I_n=int. x(1-x)^n dx {from x=0 to x=1}
let u=(1-x)^n and dv\dx=x
du\dx=-n(1-x)^(n-1) and v=(1\2)x²
I_n=[(1\2)x² (1-x)^n]+n\2 int.x²(1-x)^(n-1) dx both {x=0 to x=1}
=n\2 int.x²(1-x)^(n-1) dx {x=0 to x=1}
=-(n\2) int. -x. x(1-x)^(n-1) dx ---- line6
=(-n\2)int. [ (1-x)x(1-x)^(n-1)-x(1-x)^(n-1) ] dx ---line7
=(-n\2) int. x(1-x)^n dx +(n\2)int. x(1-x)^(n-1) dx
=(-n\2)I_n+(n\2) I_(n-1)
.: I_n(1+n\2)=(n\2) I_(n-1)
I_n=(n\2)\(1+n\2) * I_(n-1)
=n\(2+n) I_(n-1)

HOLY SHIT!

To go from line6 to line7 is tricky shit man. How the hell did you think of that?? You must be thinking like 4 steps ahead at all times...


But thanks for the solution.

 

[香港!]

it's a "technique" that's usually taught at school or maybe even txt books @_@

 

[Stefano]

I've never EVER seen or heard it before.

Why am I saying that with 19 days till the HSC ffs!? Waste of private school education.

 

[香港!]

I've never EVER seen or heard it before.

Why am I saying that with 19 days till the HSC ffs!? Waste of private school education.

hahaha
don't worry there's not too many of these 'techniques'... so ur not missing a lot=P

 

[Stefano]

hahaha
don't worry there's not too many of these 'techniques'... so ur not missing a lot=P

I certainly hope not

So how do you know when this technique is needed? Does it crop up often in HSC exams or just CSSA trials ?

 

[香港!]

I certainly hope not

So how do you know when this technique is needed? Does it crop up often in HSC exams or just CSSA trials ?

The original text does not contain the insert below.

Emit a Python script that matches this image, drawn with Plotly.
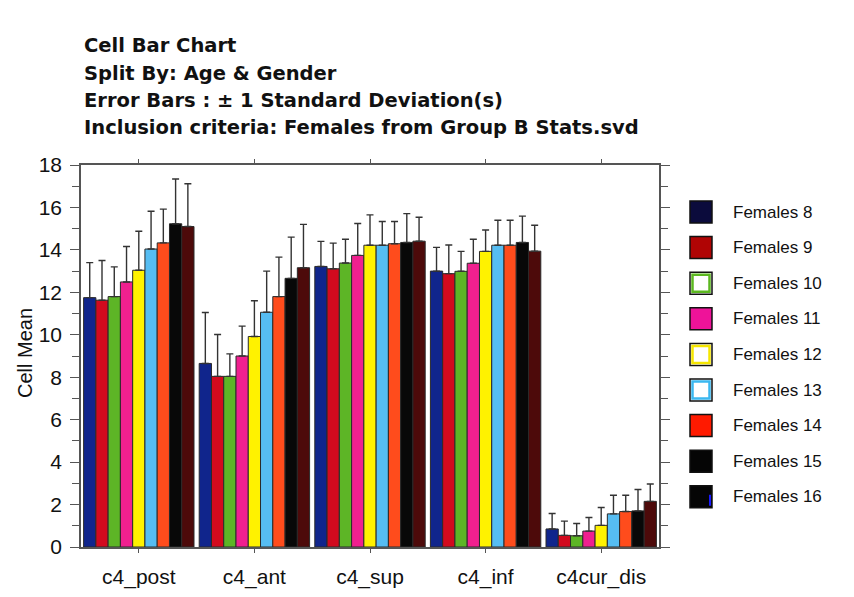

u use it when you see u need to.......
dunno which exams they come up in...

 

[Vampire]

I wouldn't compare integration skillz with 香港! lol...he's awesome at that stuff.

 

[haboozin]

I wouldn't compare integration skillz with 香港! lol...he's awesome at that stuff.

hes got a challenge with final fantacy.

 

[Vampire]

ahahahaha...he is final fantasy

 

[香港!]

I'm not Final Fantasy!!

 

[haboozin]

I'm not Final Fantasy!!

Well he stopped talking 3 days after you joined and he is from hong kong

 

[香港!]

hahaha, but there's plenty of Hong Kong people here

 

[Stefano]

I still can't do this damn question.
This thread is now off topic.

 

[香港!]

I still can't do this damn question.
This thread is now off topic.

what part of my solution u didn't get??

 

[~ ReNcH ~]

Yea. I wonder where FinalFantasy is... This seems like the type of question he would answer. He must be dedicating his time to studying - after all, from what I can see on BoS he's definitely heading for a 95+ in MX2.